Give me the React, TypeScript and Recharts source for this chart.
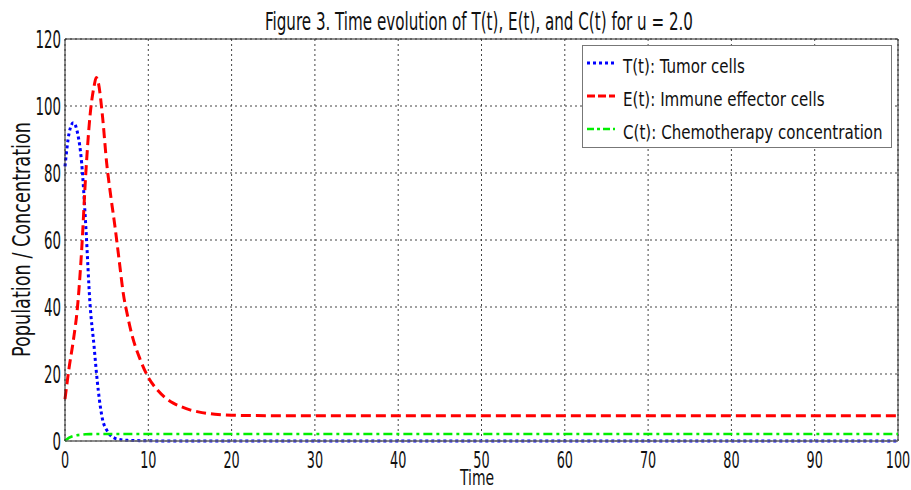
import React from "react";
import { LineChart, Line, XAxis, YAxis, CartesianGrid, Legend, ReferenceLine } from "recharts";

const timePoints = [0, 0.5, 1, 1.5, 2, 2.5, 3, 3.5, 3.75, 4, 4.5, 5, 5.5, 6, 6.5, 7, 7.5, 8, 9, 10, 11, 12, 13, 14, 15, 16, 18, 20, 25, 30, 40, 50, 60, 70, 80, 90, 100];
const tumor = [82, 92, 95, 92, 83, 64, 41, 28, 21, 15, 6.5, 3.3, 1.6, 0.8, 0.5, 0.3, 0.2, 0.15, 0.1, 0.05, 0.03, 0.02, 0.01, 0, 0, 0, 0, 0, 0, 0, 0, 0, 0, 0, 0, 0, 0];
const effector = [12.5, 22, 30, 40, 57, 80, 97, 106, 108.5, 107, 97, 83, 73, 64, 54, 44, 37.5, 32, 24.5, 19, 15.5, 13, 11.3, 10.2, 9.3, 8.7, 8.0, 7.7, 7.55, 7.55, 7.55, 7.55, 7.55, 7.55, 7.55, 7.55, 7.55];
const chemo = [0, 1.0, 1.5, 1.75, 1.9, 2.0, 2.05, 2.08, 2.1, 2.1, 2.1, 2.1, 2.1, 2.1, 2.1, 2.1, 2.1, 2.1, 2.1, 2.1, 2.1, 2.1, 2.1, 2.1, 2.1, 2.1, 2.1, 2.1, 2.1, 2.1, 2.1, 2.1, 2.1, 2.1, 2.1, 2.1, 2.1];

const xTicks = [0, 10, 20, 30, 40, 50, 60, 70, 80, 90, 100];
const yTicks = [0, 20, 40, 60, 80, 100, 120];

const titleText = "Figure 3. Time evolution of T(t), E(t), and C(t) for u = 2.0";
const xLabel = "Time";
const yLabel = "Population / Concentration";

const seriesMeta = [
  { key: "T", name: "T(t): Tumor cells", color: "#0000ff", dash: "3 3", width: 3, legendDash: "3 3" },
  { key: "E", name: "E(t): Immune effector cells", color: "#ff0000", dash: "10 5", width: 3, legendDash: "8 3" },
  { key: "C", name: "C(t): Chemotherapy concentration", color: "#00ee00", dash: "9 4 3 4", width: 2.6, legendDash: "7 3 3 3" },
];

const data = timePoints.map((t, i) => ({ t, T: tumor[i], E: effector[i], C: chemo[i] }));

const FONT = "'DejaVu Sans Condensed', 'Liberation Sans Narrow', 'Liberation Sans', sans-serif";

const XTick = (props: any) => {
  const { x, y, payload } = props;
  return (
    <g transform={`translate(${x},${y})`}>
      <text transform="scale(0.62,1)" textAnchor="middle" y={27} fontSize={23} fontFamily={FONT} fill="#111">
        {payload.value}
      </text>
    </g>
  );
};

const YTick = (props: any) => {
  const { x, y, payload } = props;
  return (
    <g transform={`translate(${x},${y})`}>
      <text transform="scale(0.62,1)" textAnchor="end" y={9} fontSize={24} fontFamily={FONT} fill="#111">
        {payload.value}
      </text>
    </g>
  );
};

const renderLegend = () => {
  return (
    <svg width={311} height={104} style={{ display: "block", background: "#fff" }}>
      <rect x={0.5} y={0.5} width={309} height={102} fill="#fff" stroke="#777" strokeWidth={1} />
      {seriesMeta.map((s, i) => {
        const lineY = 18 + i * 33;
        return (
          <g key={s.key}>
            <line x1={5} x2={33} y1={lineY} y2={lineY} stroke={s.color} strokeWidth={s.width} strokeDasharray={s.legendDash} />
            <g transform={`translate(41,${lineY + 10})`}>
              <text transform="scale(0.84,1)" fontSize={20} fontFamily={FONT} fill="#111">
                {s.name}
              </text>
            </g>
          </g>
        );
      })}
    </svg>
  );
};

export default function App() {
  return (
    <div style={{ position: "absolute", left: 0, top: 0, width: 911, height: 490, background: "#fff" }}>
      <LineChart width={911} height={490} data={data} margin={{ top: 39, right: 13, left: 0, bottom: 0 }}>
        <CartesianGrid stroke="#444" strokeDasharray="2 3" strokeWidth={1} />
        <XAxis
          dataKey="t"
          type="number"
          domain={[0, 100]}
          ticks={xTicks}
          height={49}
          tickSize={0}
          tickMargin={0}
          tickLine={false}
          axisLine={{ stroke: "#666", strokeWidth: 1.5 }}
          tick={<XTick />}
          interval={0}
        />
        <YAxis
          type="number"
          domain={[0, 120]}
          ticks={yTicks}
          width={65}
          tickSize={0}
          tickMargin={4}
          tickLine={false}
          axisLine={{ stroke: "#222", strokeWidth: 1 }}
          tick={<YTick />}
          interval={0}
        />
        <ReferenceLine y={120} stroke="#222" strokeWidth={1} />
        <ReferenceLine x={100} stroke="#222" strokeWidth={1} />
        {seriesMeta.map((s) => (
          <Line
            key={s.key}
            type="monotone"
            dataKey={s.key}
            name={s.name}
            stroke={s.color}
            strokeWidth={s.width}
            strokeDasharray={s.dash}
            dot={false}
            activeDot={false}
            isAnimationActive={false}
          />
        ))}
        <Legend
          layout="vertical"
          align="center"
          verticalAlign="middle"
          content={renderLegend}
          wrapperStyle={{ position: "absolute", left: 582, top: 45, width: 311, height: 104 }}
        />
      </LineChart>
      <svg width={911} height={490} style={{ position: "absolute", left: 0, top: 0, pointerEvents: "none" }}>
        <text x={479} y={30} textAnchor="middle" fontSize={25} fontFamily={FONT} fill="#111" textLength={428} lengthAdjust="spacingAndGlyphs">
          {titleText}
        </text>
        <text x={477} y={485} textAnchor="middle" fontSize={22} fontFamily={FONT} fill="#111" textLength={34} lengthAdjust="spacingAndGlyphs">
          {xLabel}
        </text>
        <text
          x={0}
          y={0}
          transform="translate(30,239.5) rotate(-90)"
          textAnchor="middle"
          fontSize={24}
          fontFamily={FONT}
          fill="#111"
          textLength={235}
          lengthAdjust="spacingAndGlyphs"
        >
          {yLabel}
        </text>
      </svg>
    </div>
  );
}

----------------------------------------

*STATED TASK*
Write the full listing out again with every line unchanged, but include no pictures.

*SOLUTION BELOW*
Give me the React, TypeScript and Recharts source for this chart.
import React from "react";
import { LineChart, Line, XAxis, YAxis, CartesianGrid, Legend, ReferenceLine } from "recharts";

const timePoints = [0, 0.5, 1, 1.5, 2, 2.5, 3, 3.5, 3.75, 4, 4.5, 5, 5.5, 6, 6.5, 7, 7.5, 8, 9, 10, 11, 12, 13, 14, 15, 16, 18, 20, 25, 30, 40, 50, 60, 70, 80, 90, 100];
const tumor = [82, 92, 95, 92, 83, 64, 41, 28, 21, 15, 6.5, 3.3, 1.6, 0.8, 0.5, 0.3, 0.2, 0.15, 0.1, 0.05, 0.03, 0.02, 0.01, 0, 0, 0, 0, 0, 0, 0, 0, 0, 0, 0, 0, 0, 0];
const effector = [12.5, 22, 30, 40, 57, 80, 97, 106, 108.5, 107, 97, 83, 73, 64, 54, 44, 37.5, 32, 24.5, 19, 15.5, 13, 11.3, 10.2, 9.3, 8.7, 8.0, 7.7, 7.55, 7.55, 7.55, 7.55, 7.55, 7.55, 7.55, 7.55, 7.55];
const chemo = [0, 1.0, 1.5, 1.75, 1.9, 2.0, 2.05, 2.08, 2.1, 2.1, 2.1, 2.1, 2.1, 2.1, 2.1, 2.1, 2.1, 2.1, 2.1, 2.1, 2.1, 2.1, 2.1, 2.1, 2.1, 2.1, 2.1, 2.1, 2.1, 2.1, 2.1, 2.1, 2.1, 2.1, 2.1, 2.1, 2.1];

const xTicks = [0, 10, 20, 30, 40, 50, 60, 70, 80, 90, 100];
const yTicks = [0, 20, 40, 60, 80, 100, 120];

const titleText = "Figure 3. Time evolution of T(t), E(t), and C(t) for u = 2.0";
const xLabel = "Time";
const yLabel = "Population / Concentration";

const seriesMeta = [
  { key: "T", name: "T(t): Tumor cells", color: "#0000ff", dash: "3 3", width: 3, legendDash: "3 3" },
  { key: "E", name: "E(t): Immune effector cells", color: "#ff0000", dash: "10 5", width: 3, legendDash: "8 3" },
  { key: "C", name: "C(t): Chemotherapy concentration", color: "#00ee00", dash: "9 4 3 4", width: 2.6, legendDash: "7 3 3 3" },
];

const data = timePoints.map((t, i) => ({ t, T: tumor[i], E: effector[i], C: chemo[i] }));

const FONT = "'DejaVu Sans Condensed', 'Liberation Sans Narrow', 'Liberation Sans', sans-serif";

const XTick = (props: any) => {
  const { x, y, payload } = props;
  return (
    <g transform={`translate(${x},${y})`}>
      <text transform="scale(0.62,1)" textAnchor="middle" y={27} fontSize={23} fontFamily={FONT} fill="#111">
        {payload.value}
      </text>
    </g>
  );
};

const YTick = (props: any) => {
  const { x, y, payload } = props;
  return (
    <g transform={`translate(${x},${y})`}>
      <text transform="scale(0.62,1)" textAnchor="end" y={9} fontSize={24} fontFamily={FONT} fill="#111">
        {payload.value}
      </text>
    </g>
  );
};

const renderLegend = () => {
  return (
    <svg width={311} height={104} style={{ display: "block", background: "#fff" }}>
      <rect x={0.5} y={0.5} width={309} height={102} fill="#fff" stroke="#777" strokeWidth={1} />
      {seriesMeta.map((s, i) => {
        const lineY = 18 + i * 33;
        return (
          <g key={s.key}>
            <line x1={5} x2={33} y1={lineY} y2={lineY} stroke={s.color} strokeWidth={s.width} strokeDasharray={s.legendDash} />
            <g transform={`translate(41,${lineY + 10})`}>
              <text transform="scale(0.84,1)" fontSize={20} fontFamily={FONT} fill="#111">
                {s.name}
              </text>
            </g>
          </g>
        );
      })}
    </svg>
  );
};

export default function App() {
  return (
    <div style={{ position: "absolute", left: 0, top: 0, width: 911, height: 490, background: "#fff" }}>
      <LineChart width={911} height={490} data={data} margin={{ top: 39, right: 13, left: 0, bottom: 0 }}>
        <CartesianGrid stroke="#444" strokeDasharray="2 3" strokeWidth={1} />
        <XAxis
          dataKey="t"
          type="number"
          domain={[0, 100]}
          ticks={xTicks}
          height={49}
          tickSize={0}
          tickMargin={0}
          tickLine={false}
          axisLine={{ stroke: "#666", strokeWidth: 1.5 }}
          tick={<XTick />}
          interval={0}
        />
        <YAxis
          type="number"
          domain={[0, 120]}
          ticks={yTicks}
          width={65}
          tickSize={0}
          tickMargin={4}
          tickLine={false}
          axisLine={{ stroke: "#222", strokeWidth: 1 }}
          tick={<YTick />}
          interval={0}
        />
        <ReferenceLine y={120} stroke="#222" strokeWidth={1} />
        <ReferenceLine x={100} stroke="#222" strokeWidth={1} />
        {seriesMeta.map((s) => (
          <Line
            key={s.key}
            type="monotone"
            dataKey={s.key}
            name={s.name}
            stroke={s.color}
            strokeWidth={s.width}
            strokeDasharray={s.dash}
            dot={false}
            activeDot={false}
            isAnimationActive={false}
          />
        ))}
        <Legend
          layout="vertical"
          align="center"
          verticalAlign="middle"
          content={renderLegend}
          wrapperStyle={{ position: "absolute", left: 582, top: 45, width: 311, height: 104 }}
        />
      </LineChart>
      <svg width={911} height={490} style={{ position: "absolute", left: 0, top: 0, pointerEvents: "none" }}>
        <text x={479} y={30} textAnchor="middle" fontSize={25} fontFamily={FONT} fill="#111" textLength={428} lengthAdjust="spacingAndGlyphs">
          {titleText}
        </text>
        <text x={477} y={485} textAnchor="middle" fontSize={22} fontFamily={FONT} fill="#111" textLength={34} lengthAdjust="spacingAndGlyphs">
          {xLabel}
        </text>
        <text
          x={0}
          y={0}
          transform="translate(30,239.5) rotate(-90)"
          textAnchor="middle"
          fontSize={24}
          fontFamily={FONT}
          fill="#111"
          textLength={235}
          lengthAdjust="spacingAndGlyphs"
        >
          {yLabel}
        </text>
      </svg>
    </div>
  );
}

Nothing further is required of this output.